A Prize Contest was organized for the participants of the Summer School Lausanne 2001, its questionnaire (see picture) appealing to the participants’ expertise, skill, imagination, and sense of humor. The prize committee (Professors David Gugerli and Trevor Pinch) evaluated the responses according to rather strict criteria: In line with the SSK symmetry principle false and correct answers were treated on an equal basis while emphasis was placed on the originality of replies.  

After the Spring School in Zurich (March 1999), which fostered community-building for STS scholars across Switzerland and was the first of its kind, the Summer School in Lausanne (September 2001) constituted the second major event, conceived by and targeting the Swiss STS community. The Swiss STS association STS-CH, which was founded following the Zurich event, initiated and co-organized the Lausanne Summer School with regional partners and the Swiss Sociological Association’s STS committee. Under the header “Knowledge in Plural Context”, the Summer School attracted approximately 90 participants from within and without Switzerland, most of whom gave presentations.  

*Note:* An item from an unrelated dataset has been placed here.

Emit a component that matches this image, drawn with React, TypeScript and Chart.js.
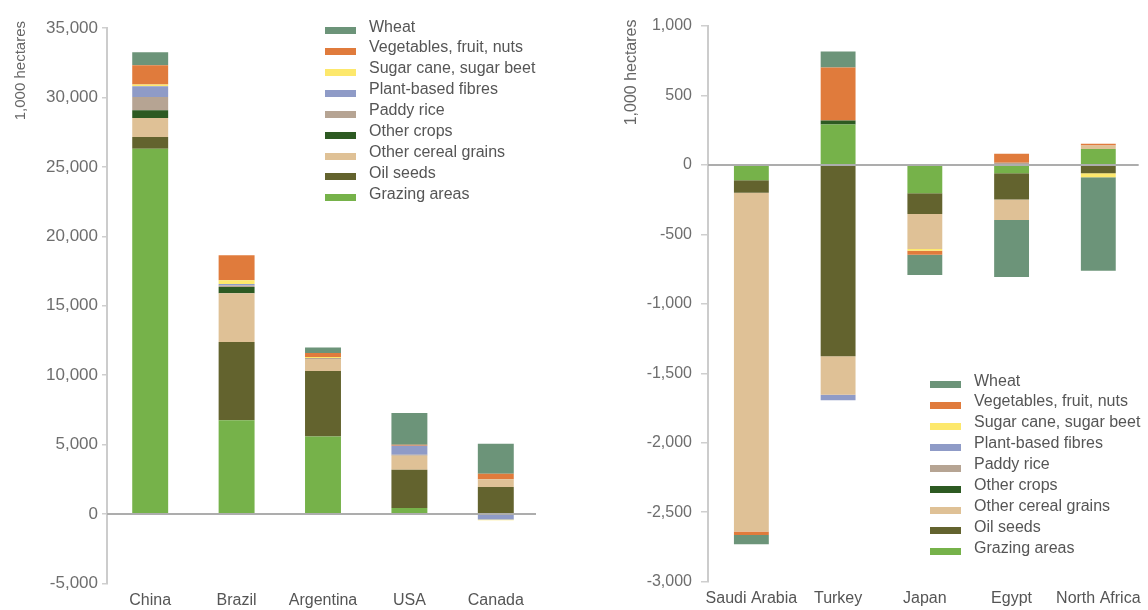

The Lausanne Prize Contest was the first initiative to include playful elements in the conference program. This element was also retained at later meetings. For example, at the International Spring School and Conference which took place in Basel (March 2004), the hosts organized a drawing competition in which selected participants had to sketch the titles of classic STS books for the audience to guess.    

Winning replies of the Prize Contest Lausanne 2001 

Q1 You have 3 lines to define STS. You are kindly requested to refrain from using the terms “social”, “construction”, “fact”. 

“STS stands for: some terrific studies that show typical scientists – who save truth scarcely – in suggestively thrilling stories on seemingly trustworthy sagas.” (Alessandro Maranta) 

Q7 It’s summer and you are at the beach. Where do you locate the problem of representation? 

“Back on the bookshelves of my office.” (Sally Wyatt) 

Sally Wyatt also won the prize for overall performance. The winners received a non-human actor as a prize: a Berlin key made of Swiss chocolate (see entry of Florian Jaton).